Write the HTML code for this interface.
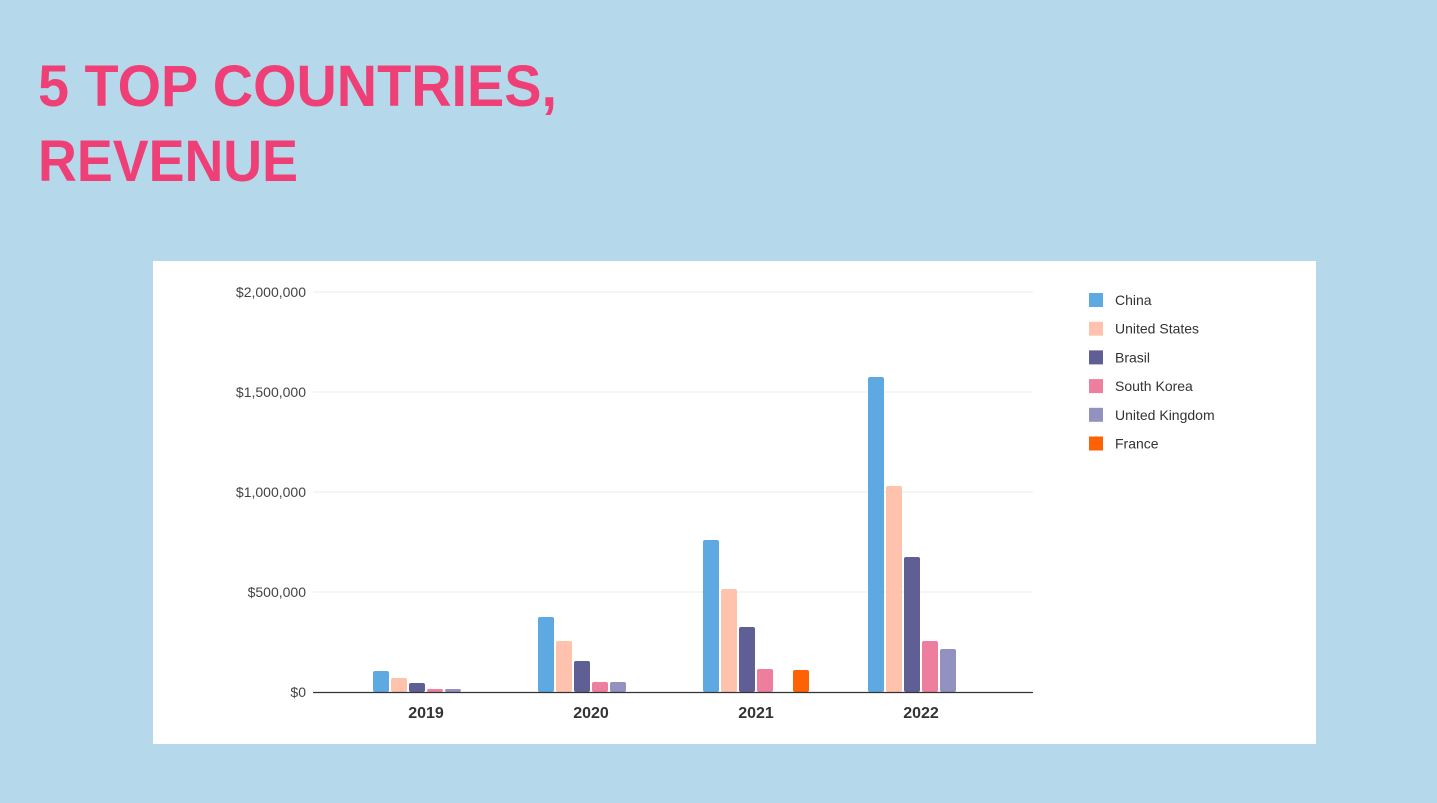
<!DOCTYPE html>
<html><head><meta charset="utf-8"><style>
html,body{margin:0;padding:0;background:#b5d8ea;width:1437px;height:803px;overflow:hidden}
svg{display:block}
</style></head><body>
<svg id="chart" width="1437" height="803" xmlns="http://www.w3.org/2000/svg" font-family="Liberation Sans, Arial, sans-serif">
<rect x="0" y="0" width="1437" height="803" fill="#b5d8ea"/>
<text x="38" y="106" font-size="58" font-weight="bold" fill="#ee4077" textLength="519" lengthAdjust="spacingAndGlyphs">5 TOP COUNTRIES,</text>
<text x="38" y="181" font-size="58" font-weight="bold" fill="#ee4077" textLength="260" lengthAdjust="spacingAndGlyphs">REVENUE</text>
<rect x="153" y="261" width="1163" height="483" fill="#ffffff"/>
<g id="grid"></g><g id="bars"></g><g id="axes"></g><g id="legend"></g>
</svg>
<script>
const categories = ["2019","2020","2021","2022"];
const seriesNames = ["China","United States","Brasil","South Korea","United Kingdom","France"];
const china = [105000,375000,760000,1575000];
const unitedStates = [70000,255000,515000,1030000];
const brasil = [45000,155000,325000,675000];
const southKorea = [15000,50000,115000,255000];
const unitedKingdom = [15000,50000,0,215000];
const france = [0,0,110000,0];
const yTicks = [0,500000,1000000,1500000,2000000];
const yTickLabels = ["$0","$500,000","$1,000,000","$1,500,000","$2,000,000"];

const seriesValues = [china,unitedStates,brasil,southKorea,unitedKingdom,france];
const colors = ["#5ea9e1","#ffc3ad","#5f5e95","#ee7e9e","#9391c0","#ff6105"];
const NS = "http://www.w3.org/2000/svg";
const X0 = 313, X1 = 1033, Y0 = 692, Y1 = 292, YMAX = 2000000;
const y = v => Y0 - (v / YMAX) * (Y0 - Y1);
const bandStart = 343.5, bandW = 165;
const x = i => bandStart + bandW * (i + 0.5);
function mk(tag, attrs, parent){const e=document.createElementNS(NS,tag);for(const k in attrs)e.setAttribute(k,attrs[k]);parent.appendChild(e);return e;}
const grid=document.getElementById('grid'),bars=document.getElementById('bars'),axes=document.getElementById('axes'),legend=document.getElementById('legend');
yTicks.forEach((t,i)=>{
  if(t>0){const l=mk('line',{x1:X0,x2:X1,y1:y(t),y2:y(t),stroke:'#ebebeb','stroke-width':1},grid);
  
  }
  const tx=mk('text',{x:306,y:y(t)+5,'text-anchor':'end','font-size':14,fill:'#444'},axes);
  tx.textContent=yTickLabels[i];
  
  
});
const slot=18,bw=16;
categories.forEach((c,ci)=>{
  const cx=x(ci), start=cx-slot*seriesValues.length/2;
  seriesValues.forEach((s,si)=>{
    const v=s[ci]; if(!v) return;
    const r=mk('rect',{x:start+si*slot+1,y:y(v),width:bw,height:Y0-y(v),fill:colors[si],rx:2},bars);
    
    
  });
  const t=mk('text',{x:cx,y:718,'text-anchor':'middle','font-size':16,'font-weight':'bold',fill:'#333'},axes);
  t.textContent=c;
  
  
});
const ax=mk('line',{x1:X0,x2:X1,y1:Y0+0.5,y2:Y0+0.5,stroke:'#333','stroke-width':1.3},axes);


seriesNames.forEach((n,i)=>{
  const yy=293+i*28.7;
  const sq=mk('rect',{x:1089,y:yy,width:14,height:14,fill:colors[i]},legend);
  
  
  const t=mk('text',{x:1115,y:yy+12,'font-size':14,fill:'#333'},legend);
  t.textContent=n;
  
  
});
</script>
</body></html>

§ Directions for this task
All of the lines above should be printed exactly, minus the pictures.

§ Expected output
Write the HTML code for this interface.
<!DOCTYPE html>
<html><head><meta charset="utf-8"><style>
html,body{margin:0;padding:0;background:#b5d8ea;width:1437px;height:803px;overflow:hidden}
svg{display:block}
</style></head><body>
<svg id="chart" width="1437" height="803" xmlns="http://www.w3.org/2000/svg" font-family="Liberation Sans, Arial, sans-serif">
<rect x="0" y="0" width="1437" height="803" fill="#b5d8ea"/>
<text x="38" y="106" font-size="58" font-weight="bold" fill="#ee4077" textLength="519" lengthAdjust="spacingAndGlyphs">5 TOP COUNTRIES,</text>
<text x="38" y="181" font-size="58" font-weight="bold" fill="#ee4077" textLength="260" lengthAdjust="spacingAndGlyphs">REVENUE</text>
<rect x="153" y="261" width="1163" height="483" fill="#ffffff"/>
<g id="grid"></g><g id="bars"></g><g id="axes"></g><g id="legend"></g>
</svg>
<script>
const categories = ["2019","2020","2021","2022"];
const seriesNames = ["China","United States","Brasil","South Korea","United Kingdom","France"];
const china = [105000,375000,760000,1575000];
const unitedStates = [70000,255000,515000,1030000];
const brasil = [45000,155000,325000,675000];
const southKorea = [15000,50000,115000,255000];
const unitedKingdom = [15000,50000,0,215000];
const france = [0,0,110000,0];
const yTicks = [0,500000,1000000,1500000,2000000];
const yTickLabels = ["$0","$500,000","$1,000,000","$1,500,000","$2,000,000"];

const seriesValues = [china,unitedStates,brasil,southKorea,unitedKingdom,france];
const colors = ["#5ea9e1","#ffc3ad","#5f5e95","#ee7e9e","#9391c0","#ff6105"];
const NS = "http://www.w3.org/2000/svg";
const X0 = 313, X1 = 1033, Y0 = 692, Y1 = 292, YMAX = 2000000;
const y = v => Y0 - (v / YMAX) * (Y0 - Y1);
const bandStart = 343.5, bandW = 165;
const x = i => bandStart + bandW * (i + 0.5);
function mk(tag, attrs, parent){const e=document.createElementNS(NS,tag);for(const k in attrs)e.setAttribute(k,attrs[k]);parent.appendChild(e);return e;}
const grid=document.getElementById('grid'),bars=document.getElementById('bars'),axes=document.getElementById('axes'),legend=document.getElementById('legend');
yTicks.forEach((t,i)=>{
  if(t>0){const l=mk('line',{x1:X0,x2:X1,y1:y(t),y2:y(t),stroke:'#ebebeb','stroke-width':1},grid);
  
  }
  const tx=mk('text',{x:306,y:y(t)+5,'text-anchor':'end','font-size':14,fill:'#444'},axes);
  tx.textContent=yTickLabels[i];
  
  
});
const slot=18,bw=16;
categories.forEach((c,ci)=>{
  const cx=x(ci), start=cx-slot*seriesValues.length/2;
  seriesValues.forEach((s,si)=>{
    const v=s[ci]; if(!v) return;
    const r=mk('rect',{x:start+si*slot+1,y:y(v),width:bw,height:Y0-y(v),fill:colors[si],rx:2},bars);
    
    
  });
  const t=mk('text',{x:cx,y:718,'text-anchor':'middle','font-size':16,'font-weight':'bold',fill:'#333'},axes);
  t.textContent=c;
  
  
});
const ax=mk('line',{x1:X0,x2:X1,y1:Y0+0.5,y2:Y0+0.5,stroke:'#333','stroke-width':1.3},axes);


seriesNames.forEach((n,i)=>{
  const yy=293+i*28.7;
  const sq=mk('rect',{x:1089,y:yy,width:14,height:14,fill:colors[i]},legend);
  
  
  const t=mk('text',{x:1115,y:yy+12,'font-size':14,fill:'#333'},legend);
  t.textContent=n;
  
  
});
</script>
</body></html>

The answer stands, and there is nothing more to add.